To be sure, the bank sweep accounts offered by brokerage firms come with several user conveniences, including debit cards and ATM withdrawals. At the same time, bank sweeps often pay far less interest than money market funds — about 175 basis points less, on average, according to Bankrate.com.

What’s left unstated by Finra is that it is clearly in a broker-dealer’s financial interest, and not necessarily in the customer’s, to avoid money market mutual funds and instead steer idle cash to a bank sweep account controlled by the brokerage firm’s parent. This creates an ethical and business conflict for firms: Do the right thing for the customer by enabling them to earn a higher return on their cash, or do the right thing for the firm by keeping those returns in-house?

With brokerage commissions falling to zero at many of the largest firms, interest earned on idle cash — or in this case, the spread between what brokerage firms pay customers on bank sweep account balances and what their parent firm earns on those funds as an institutional investor — is a significant profit center for broker-dealers. It is not likely one they will want to cede.

Finra said it will take several factors into consideration when looking at firms’ sweep practices, most of which involve clear and complete disclosure of where the cash is going and the alternatives available to the investor. Among the many specifics it will be reviewing are whether firms omit or misrepresent material information concerning the relationship of the brokerage accounts to partner banks, the nature and terms of the arrangements, and the amount of time it may take for customer funds to reach the bank accounts.
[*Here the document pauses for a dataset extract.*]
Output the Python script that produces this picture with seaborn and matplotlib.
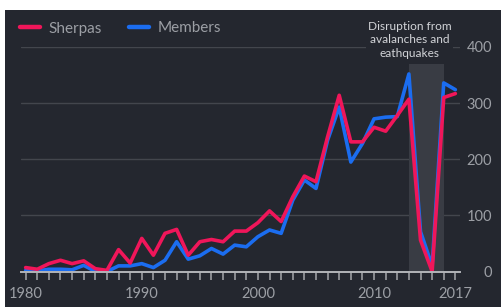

In the old days, there was little investors could do to speed the settlement process or share in part of the sizable interest earned by brokerage firms on the cash that coursed leisurely through customer accounts on the way toward settlement. In those days, too, brokerage firms were often less than diligent about making sure idle cash was moved promptly into customers’ hands — prompting complaints about “dirty sweeps.”

In today’s faster, interconnected world, there is no reason for anything other than clean sweeps. Let’s hope that Finra’s efforts result in more transparency and greater cleanliness in the cash sweep process.